The Zimbabwe Environmental Law Association had filed an urgent request at Harare High Court, claiming mining inside the Hwange National Park would pose severe risks to the biodiversity in the area. Despite their win, they will continue with their claim so to have a legal reassurance in case the government backtracks in the future with their decision.

Hwange is Zimbabwe’s biggest national park. It’s home to the country’s biggest elephant herd, more than 40,000, as well as large pride of lions and buffalo, all popular with tourists.
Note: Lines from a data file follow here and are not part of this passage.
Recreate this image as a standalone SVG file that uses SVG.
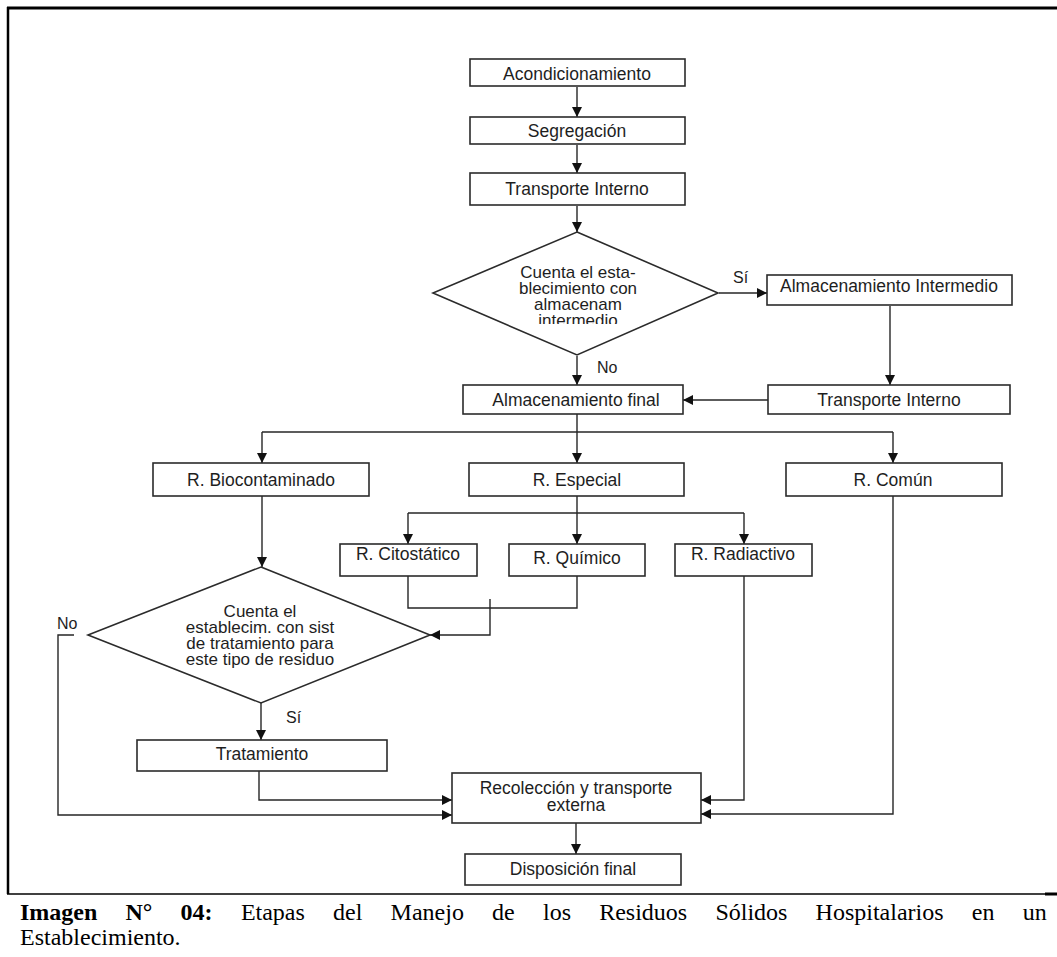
<svg xmlns="http://www.w3.org/2000/svg" width="1057" height="957" viewBox="0 0 1057 957">
<style>
.box{fill:#fff;stroke:#2b2b2b;stroke-width:1.6}
.t{font-family:"Liberation Sans",Arial,sans-serif;font-size:17.5px;fill:#1e1e1e;text-anchor:middle}
.dt{font-family:"Liberation Sans",Arial,sans-serif;font-size:17px;fill:#1e1e1e;text-anchor:middle}
.lbl{font-family:"Liberation Sans",Arial,sans-serif;font-size:16px;fill:#1e1e1e}
.c{fill:none;stroke:#262626;stroke-width:1.4}
.ca{fill:none;stroke:#262626;stroke-width:1.4;marker-end:url(#ah)}
.cap{font-family:"Liberation Serif","Times New Roman",serif;font-size:24px;fill:#000}
.capb{font-family:"Liberation Serif","Times New Roman",serif;font-size:24px;font-weight:bold;fill:#000}
</style>
<defs>
<marker id="ah" viewBox="0 0 10 10" refX="10" refY="5" markerUnits="userSpaceOnUse" markerWidth="10" markerHeight="12" orient="auto">
<path d="M0,0 L10,5 L0,10 z" fill="#111"/>
</marker>
<clipPath id="d1clip"><rect x="430" y="230" width="300" height="94"/></clipPath>
</defs>
<rect width="1057" height="957" fill="#fff"/>
<g id="frame">
<line x1="7" y1="8" x2="1057" y2="8" stroke="#000" stroke-width="3"/>
<line x1="8" y1="7" x2="8" y2="894" stroke="#000" stroke-width="2.5"/>
<line x1="7" y1="894" x2="1045" y2="894" stroke="#000" stroke-width="1.5"/>
<line x1="1045" y1="894" x2="1057" y2="894" stroke="#000" stroke-width="3"/>
</g>
<g id="connectors">
<line class="ca" x1="577" y1="87" x2="577" y2="117"/>
<line class="ca" x1="577" y1="145" x2="577" y2="173"/>
<line class="ca" x1="577" y1="206" x2="577" y2="232"/>
<line class="ca" x1="719" y1="293" x2="767" y2="293"/>
<line class="ca" x1="890" y1="306" x2="890" y2="385"/>
<line class="ca" x1="768" y1="400" x2="683" y2="400"/>
<line class="ca" x1="577" y1="356" x2="577" y2="385"/>
<polyline class="c" points="577,414 577,432"/>
<line class="c" x1="262" y1="432" x2="893" y2="432"/>
<line class="ca" x1="262" y1="432" x2="262" y2="463"/>
<line class="ca" x1="577" y1="432" x2="577" y2="463"/>
<line class="ca" x1="893" y1="432" x2="893" y2="463"/>
<line class="ca" x1="262" y1="496" x2="262" y2="567"/>
<polyline class="c" points="577,496 577,513"/>
<line class="c" x1="408" y1="513" x2="744" y2="513"/>
<line class="ca" x1="408" y1="513" x2="408" y2="544"/>
<line class="ca" x1="577" y1="513" x2="577" y2="544"/>
<line class="ca" x1="744" y1="513" x2="744" y2="544"/>
<polyline class="c" points="408,576 408,608 577,608 577,576"/>
<polyline class="ca" points="490,599 490,635 430,635"/>
<polyline class="ca" points="74,635 58,635 58,815 452,815"/>
<line class="ca" x1="261" y1="703" x2="261" y2="740"/>
<polyline class="ca" points="259,771 259,800 452,800"/>
<polyline class="ca" points="744,576 744,800 701,800"/>
<polyline class="ca" points="893,496 893,814 701,814"/>
<line class="ca" x1="576" y1="823" x2="576" y2="854"/>
<text class="lbl" x="733" y="283">Sí</text>
<text class="lbl" x="597" y="373">No</text>
<text class="lbl" x="57" y="629">No</text>
<text class="lbl" x="286" y="723">Sí</text>
</g>
<g id="n1"><rect class="box" x="470" y="59" width="215" height="27"/><text class="t" x="577" y="80">Acondicionamiento</text></g>
<g id="n2"><rect class="box" x="470" y="117" width="215" height="27"/><text class="t" x="577" y="137">Segregación</text></g>
<g id="n3"><rect class="box" x="470" y="173" width="215" height="32"/><text class="t" x="577" y="195">Transporte Interno</text></g>
<g id="d1"><polygon class="box" points="577,232 718,293 577,355 433,293"/>
<g clip-path="url(#d1clip)"><text class="dt" x="578" y="278">Cuenta el esta-</text><text class="dt" x="578" y="294">blecimiento con</text><text class="dt" x="578" y="310">almacenam</text><text class="dt" x="578" y="326">intermedio</text></g></g>
<g id="n4"><rect class="box" x="767" y="275" width="245" height="30"/><text class="t" x="889" y="292">Almacenamiento Intermedio</text></g>
<g id="n5"><rect class="box" x="768" y="385" width="242" height="29"/><text class="t" x="889" y="406">Transporte Interno</text></g>
<g id="n6"><rect class="box" x="463" y="385" width="220" height="29"/><text class="t" x="576" y="406">Almacenamiento final</text></g>
<g id="n7"><rect class="box" x="153" y="463" width="216" height="33"/><text class="t" x="261" y="486">R. Biocontaminado</text></g>
<g id="n8"><rect class="box" x="469" y="463" width="215" height="33"/><text class="t" x="577" y="486">R. Especial</text></g>
<g id="n9"><rect class="box" x="786" y="463" width="216" height="33"/><text class="t" x="893" y="486">R. Común</text></g>
<g id="n10"><rect class="box" x="340" y="544" width="137" height="32"/><text class="t" x="408" y="560">R. Citostático</text></g>
<g id="n11"><rect class="box" x="509" y="544" width="136" height="32"/><text class="t" x="577" y="564">R. Químico</text></g>
<g id="n12"><rect class="box" x="675" y="544" width="137" height="32"/><text class="t" x="743" y="560">R. Radiactivo</text></g>
<g id="d2"><polygon class="box" points="261,567 430,635 261,703 88,635"/>
<text class="dt" x="260" y="617">Cuenta el</text><text class="dt" x="260" y="633">establecim. con sist</text><text class="dt" x="260" y="649">de tratamiento para</text><text class="dt" x="260" y="665">este tipo de residuo</text></g>
<g id="n13"><rect class="box" x="137" y="740" width="250" height="31"/><text class="t" x="262" y="760">Tratamiento</text></g>
<g id="n14"><rect class="box" x="452" y="773" width="249" height="50"/><text class="t" x="576" y="794">Recolección y transporte</text><text class="t" x="576" y="811">externa</text></g>
<g id="n15"><rect class="box" x="465" y="854" width="216" height="31"/><text class="t" x="573" y="875">Disposición final</text></g>
<g id="caption">
<text class="capb" y="920"><tspan x="20">Imagen</tspan><tspan x="125.5">N°</tspan><tspan x="180.6">04:</tspan></text>
<text class="cap" y="920"><tspan x="240.9">Etapas</tspan><tspan x="333.1">del</tspan><tspan x="390.6">Manejo</tspan><tspan x="492.1">de</tspan><tspan x="543">los</tspan><tspan x="599.2">Residuos</tspan><tspan x="715.4">Sólidos</tspan><tspan x="815.6">Hospitalarios</tspan><tspan x="971.8">en</tspan><tspan x="1022.7">un</tspan></text>
<text class="cap" x="20" y="945">Establecimiento.</text>
</g>
</svg>
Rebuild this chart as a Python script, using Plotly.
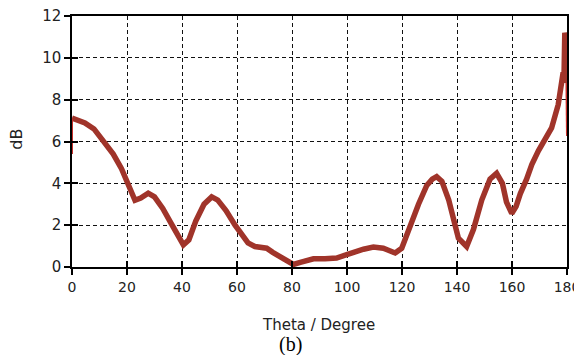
import plotly.graph_objects as go

# Main curve (Theta in degrees, gain in dB)
theta = [0, 0.5, 2, 4.7, 8, 11.8, 15, 18, 20.5, 22.9, 25, 27.7, 30, 33, 36, 38.5,
         40.5, 42.5, 45, 48, 50.8, 53, 56, 59.3, 62, 64, 66.5, 68.5, 70.8, 73, 76,
         78.5, 80.5, 83, 87.8, 92, 96.2, 99.9, 103, 106, 109.6, 113.2, 115.5, 117.5,
         119.9, 122.9, 126, 129, 131, 132.6, 134.5, 137, 140.5, 143.5, 146, 149, 152,
         154.4, 156.5, 158, 159.9, 161.5, 163, 165.3, 167.2, 169.6, 172, 174.4, 176.8,
         178, 178.6, 178.9, 179.2, 179.5, 179.8]
gain = [7.12, 7.1, 7.0, 6.89, 6.6, 6.0, 5.4, 4.7, 4.0, 3.19, 3.3, 3.53, 3.35, 2.8, 2.1,
        1.5, 1.06, 1.3, 2.2, 3.0, 3.35, 3.2, 2.7, 2.0, 1.5, 1.15, 0.98, 0.92, 0.9, 0.7,
        0.45, 0.25, 0.12, 0.22, 0.39, 0.4, 0.43, 0.59, 0.75, 0.85, 0.95, 0.9, 0.78, 0.67,
        0.9, 2.0, 3.0, 3.9, 4.2, 4.32, 4.1, 3.2, 1.38, 0.98, 1.8, 3.2, 4.2, 4.48, 4.0,
        3.1, 2.56, 2.9, 3.5, 4.2, 4.9, 5.55, 6.1, 6.65, 7.76, 8.86, 9.3, 9.0, 11.2, 11.0, 8.8]

# Thin edge segments at both ends
start_x = [0, 0]
start_y = [5.4, 7.12]
end_x = [179.8, 180]
end_y = [8.8, 6.26]

x_ticks = [0, 20, 40, 60, 80, 100, 120, 140, 160, 180]
y_ticks = [0, 2, 4, 6, 8, 10, 12]

line_color = "#A0342A"

# page body has an 8px margin on every side; keep the figure inside the window
OFF = 8
W, H = 582 - OFF, 363 - 2 * OFF
ML, MR, MT = 72 - OFF, 15, 16 - OFF
MB = H - (267.5 - OFF)

fig = go.Figure()
fig.add_trace(go.Scatter(x=theta, y=gain, mode="lines",
                         line=dict(color=line_color, width=5.5), showlegend=False))
fig.add_trace(go.Scatter(x=start_x, y=start_y, mode="lines",
                         line=dict(color="#C8302A", width=2), showlegend=False))
fig.add_trace(go.Scatter(x=end_x, y=end_y, mode="lines",
                         line=dict(color="#C8302A", width=2), showlegend=False))
# invisible trace to hold the inside-tick overlay axes
fig.add_trace(go.Scatter(x=[0], y=[0], xaxis="x2", yaxis="y2", mode="markers",
                         marker=dict(opacity=0), showlegend=False, hoverinfo="skip"))

axis_font = "DejaVu Sans"
fig.update_layout(
    width=W, height=H,
    margin=dict(l=ML, r=MR, t=MT, b=MB, autoexpand=False),
    paper_bgcolor="white", plot_bgcolor="white",
    xaxis=dict(range=[0, 180], tickvals=x_ticks, ticks="outside", ticklen=6,
               tickcolor="black", tickwidth=1.5, automargin=False,
               showline=True, linecolor="black", linewidth=1.5, mirror=True,
               showgrid=True, gridcolor="#111", griddash="4px,3px", gridwidth=1.4,
               zeroline=False, ticklabeloverflow="allow",
               tickfont=dict(family=axis_font, size=14, color="#222")),
    yaxis=dict(range=[0, 12], tickvals=y_ticks, ticks="outside", ticklen=6,
               tickcolor="black", tickwidth=1.5, automargin=False,
               showline=True, linecolor="black", linewidth=1.5, mirror=True,
               showgrid=True, gridcolor="#111", griddash="4px,3px", gridwidth=1.4,
               zeroline=False, ticklabeloverflow="allow",
               tickfont=dict(family=axis_font, size=15, color="#222")),
    xaxis2=dict(range=[0, 180], tickvals=x_ticks, ticks="inside", ticklen=6,
                tickcolor="black", tickwidth=1.5, overlaying="x", anchor="y2",
                side="bottom", showticklabels=False, showgrid=False,
                zeroline=False, showline=False, automargin=False),
    yaxis2=dict(range=[0, 12], tickvals=y_ticks, ticks="inside", ticklen=6,
                tickcolor="black", tickwidth=1.5, overlaying="y", anchor="x2",
                side="left", showticklabels=False, showgrid=False,
                zeroline=False, showline=False, automargin=False),
)

pw = W - ML - MR
ph = H - MT - MB


def px2paper(px, py):
    # px, py are positions in the 582x363 window
    return (px - OFF - ML) / pw, 1 - (py - OFF - MT) / ph


texts = [
    ("dB", 17, 140, -90, dict(family=axis_font, size=16, color="#222")),
    ("Theta / Degree", 318, 326, 0, dict(family=axis_font, size=15, color="#222")),
    ("(b)", 290, 345, 0, dict(family="Liberation Serif", size=20, color="black")),
]
for t, px, py, ang, f in texts:
    xp, yp = px2paper(px, py)
    fig.add_annotation(text=t, x=xp, y=yp, xref="paper", yref="paper",
                       showarrow=False, textangle=ang, font=f,
                       xanchor="center", yanchor="middle")

fig.write_html("out.html")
The last black rhino population also lives there, as many endangered species, which environmental organizations argue would be threatened by extractive activities.

The government had given permission to the mining companies Zhongxin Coal Mining Group and Afrochine Smelting to start impact assessments for drilling, geological surveys and road building at two proposed sites inside the Hwange park. Moving ahead with the project would shrink and disturb the habitat of many species and alter safari tourism, a source of income for local people, organizations have argued.

“This is one of the greatest game parks in the world and the mines would be in one of the most pristine areas of the park. The last black rhino population in Hwange Park lives there, so do 10,000 elephants and 3,000 buffalo,” Trevor Lane, who works for the Bhejane Trust in Hwange, told The Guardian. “If it goes ahead it will be an end to the park. It would kill the tourist industry.”

Following the complaints by conservationists, the government first said the companies had been given the mining permits before President Emmerson Mnangagwa came to power in 2015, suggesting there wasn’t much that could be done. Nevertheless, the government decided to change its stand and ban mining in all parks with immediate effect, cancelling permits given to companies across the country.

Information Minister Monica Mutsvangwa was the one to announce the ban on mining in national parks, which was followed by a ban on most river beds. The decision affects mainly Chinese companies, which had been given mining permits in the country. China is a major investor in Zimbabwe and a close ally of the government, which relied on China in recent years to boost its struggling economy.

“Hwange national park is a unique and important enclave. We don’t think there is any tourist who would visit Zimbabwe to check on production of any mine. Tourists are attracted to wildlife. We hope the government will genuinely stay by its word,” said Simiso Mlevu, a spokeswoman for the Center for Natural Resource Governance, in a statement.